GINGRICH: Well, Cruz is doing something very clever. Cruz is in a sense riding right next to Trump. I mean, the fact that Cruz inviting Trump to come to the U.S. capitol today and to oppose the Iranian deal together, you know, we will see. Cruz is a very, very smart man. And in the absence of Trump would have been the natural Tea Party candidate and maybe in the absence of Carson the natural evangelical candidate. The problem he has got is both those guys are now bigger than he is.
GINGRICH: And he hasn't quite yet figured out how to get past them.
O'REILLY: Scott Walker, governor of Wisconsin hasn't caught on yet, has he?
GINGRICH: No. And it's a little bit of a surprise. I have known Scott for a lot of years. He is very solid guy. Very courageous guy in what he did in Madison in taking on the government employee unions. But he is very quiet in a different way than Carson. He hasn't found his voice. And he hasn't communicated the kind of fervent, direct appeal that people want to hear. People want to feel it's in your gut. That you are ready to lead the country.
O'REILLY: Yes. If you're an emotional guy.
O'REILLY: All right. The four remaining in the CNN debate, it looks like are Fiorina, Kasich, Huckabee and Christie. Any of those four do you feel have a chance to break out?

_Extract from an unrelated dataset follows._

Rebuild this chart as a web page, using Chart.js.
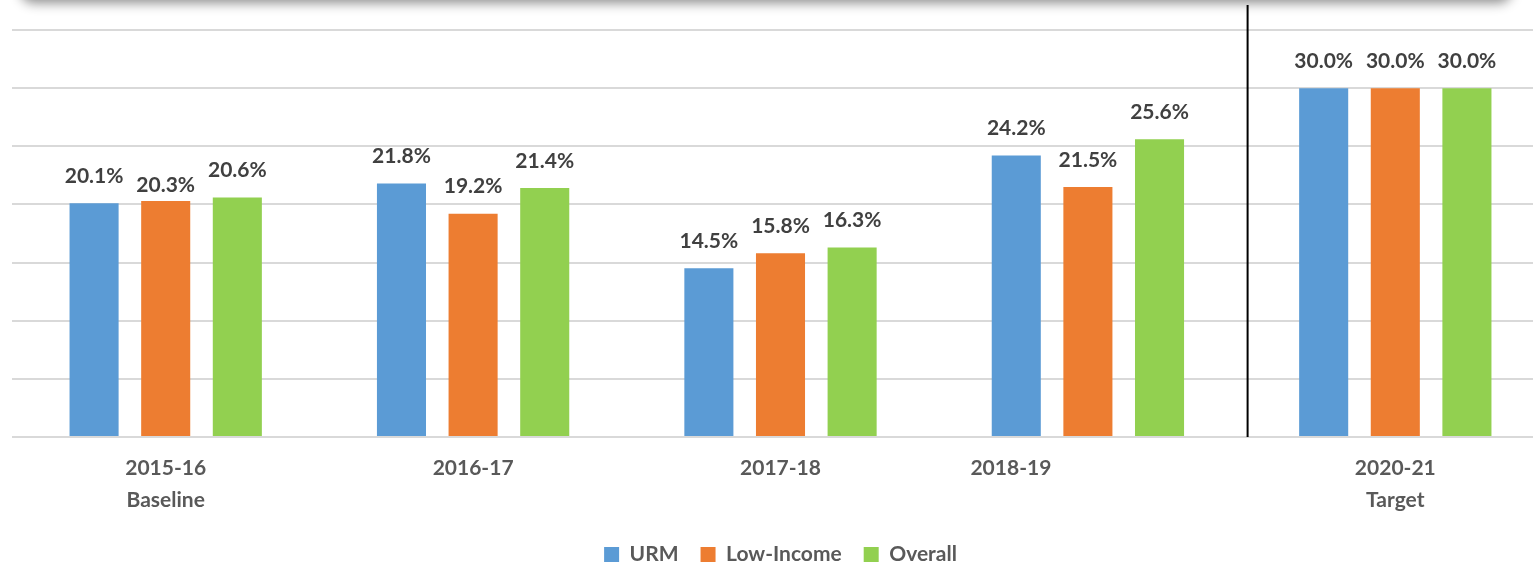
<!DOCTYPE html>
<html>
<head>
<meta charset="utf-8">
<script src="https://cdn.jsdelivr.net/npm/chart.js@4.4.0/dist/chart.umd.min.js"></script>
<style>
  html, body { margin: 0; padding: 0; background: #fff; overflow: hidden; }
  #wrap { position: relative; width: 1533px; height: 569px; overflow: hidden; }
  #box { position: absolute; left: 20px; top: -62px; width: 1492px; height: 60px; background: #fff;
         border-radius: 14px; box-shadow: 0 5px 12px rgba(0,0,0,0.45); z-index: 2; }
  #cv { position: absolute; left: 0; top: 0; width: 1550px; height: 569px; }
</style>
</head>
<body>
<div id="wrap">
  <div id="box"></div>
  <div id="cv"><canvas id="c"></canvas></div>
</div>
<script>
const categories = [['2015-16', 'Baseline'], '2016-17', '2017-18', '2018-19', ['2020-21', 'Target']];
const urm = [20.1, 21.8, 14.5, 24.2, 30.0];
const lowIncome = [20.3, 19.2, 15.8, 21.5, 30.0];
const overall = [20.6, 21.4, 16.3, 25.6, 30.0];
const seriesNames = ['URM', 'Low-Income', 'Overall'];
const yTicks = [0, 5, 10, 15, 20, 25, 30, 35];

const FONT = 'Lato, "Open Sans", sans-serif';

const extras = {
  id: 'extras',
  afterDatasetsDraw(chart) {
    const ctx = chart.ctx;
    ctx.save();
    ctx.font = 'bold 21px ' + FONT;
    ctx.fillStyle = '#404040';
    ctx.textAlign = 'center';
    ctx.textBaseline = 'middle';
    chart.data.datasets.forEach((ds, di) => {
      const meta = chart.getDatasetMeta(di);
      meta.data.forEach((el, i) => {
        let dy = -27;
        if (di === 1 && i === 0) dy = -16;
        ctx.fillText(ds.data[i].toFixed(1) + '%', el.x, el.y + dy);
      });
    });
    ctx.restore();
  },
  afterDraw(chart) {
    const ctx = chart.ctx;
    const xs = chart.scales.x;
    const area = chart.chartArea;
    const xLine = (xs.getPixelForValue(3) + xs.getPixelForValue(4)) / 2 + 6;
    ctx.save();
    ctx.strokeStyle = '#000';
    ctx.lineWidth = 2;
    ctx.beginPath();
    ctx.moveTo(xLine, 5);
    ctx.lineTo(xLine, area.bottom);
    ctx.stroke();
    const items = xs.getLabelItems ? xs.getLabelItems() : null;
    let y = xs.top + 22;
    let base = 'middle';
    if (items && items[2]) {
      y = items[2].options.translation[1] + (items[2].textOffset || 0);
      base = items[2].options.textBaseline || 'middle';
    }
    ctx.font = 'bold 21px ' + FONT;
    ctx.fillStyle = '#595959';
    ctx.textAlign = 'center';
    ctx.textBaseline = base;
    ctx.fillText(categories[3], xs.getPixelForValue(3) - 77, y);
    ctx.restore();
  }
};

new Chart(document.getElementById('c'), {
  type: 'bar',
  data: {
    labels: categories,
    datasets: [
      { label: seriesNames[0], data: urm, backgroundColor: '#5B9BD5' },
      { label: seriesNames[1], data: lowIncome, backgroundColor: '#ED7D31' },
      { label: seriesNames[2], data: overall, backgroundColor: '#92D050' }
    ]
  },
  options: {
    responsive: true,
    maintainAspectRatio: false,
    animation: false,
    layout: { padding: { left: 12, right: 1, top: 30, bottom: -6 } },
    datasets: { bar: { categoryPercentage: 0.699, barPercentage: 0.685 } },
    plugins: {
      tooltip: { enabled: false },
      legend: {
        position: 'bottom',
        labels: {
          font: { family: FONT, size: 21, weight: 'bold' },
          color: '#595959',
          boxWidth: 15,
          boxHeight: 15,
          padding: 22
        }
      }
    },
    scales: {
      x: {
        grid: { display: false },
        border: { display: false },
        afterFit: (s) => { s.height -= 2; },
        ticks: {
          font: { family: FONT, size: 21, weight: 'bold', lineHeight: 1.55 },
          color: (c) => c.index === 3 ? 'rgba(0,0,0,0)' : '#595959',
          padding: 7,
          maxRotation: 0,
          autoSkip: false
        }
      },
      y: {
        min: 0,
        max: 35,
        afterBuildTicks: (s) => { s.ticks = yTicks.map(v => ({ value: v })); },
        grid: { color: '#d9d9d9', lineWidth: 2, drawTicks: false },
        border: { display: false },
        ticks: { display: false }
      }
    }
  },
  plugins: [extras]
});
</script>
</body>
</html>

GINGRICH: Yes. I think both Fiorina and Kasich have huge opportunities. Kasich has run a very smart campaign. He is in second place in New Hampshire, which was a deliberate campaign decision on their part. He has raised a good bit of money. He is the governor of one of the most important states in electoral politics. He is the only sitting governor who has a net positive. He is about 60 percent approval. And he is probably the most innovative governor in the country. So, Kasich could break out presently. And Fiorina has had, you know, a great break through. I mean, this kind of ironic.
O'REILLY: Very feisty.
GINGRICH: She didn't make the first debate but in the result she got a bigger boost being on in the earlier debate than she would have gotten had she been next to Trump.
O'REILLY: Yes. She'll be there next Wednesday night. Mr. Speaker we will going to bother you from time to time to come back in and take a look at the campaign.
GINGRICH: All right.
O'REILLY: We really appreciate it. Thank you.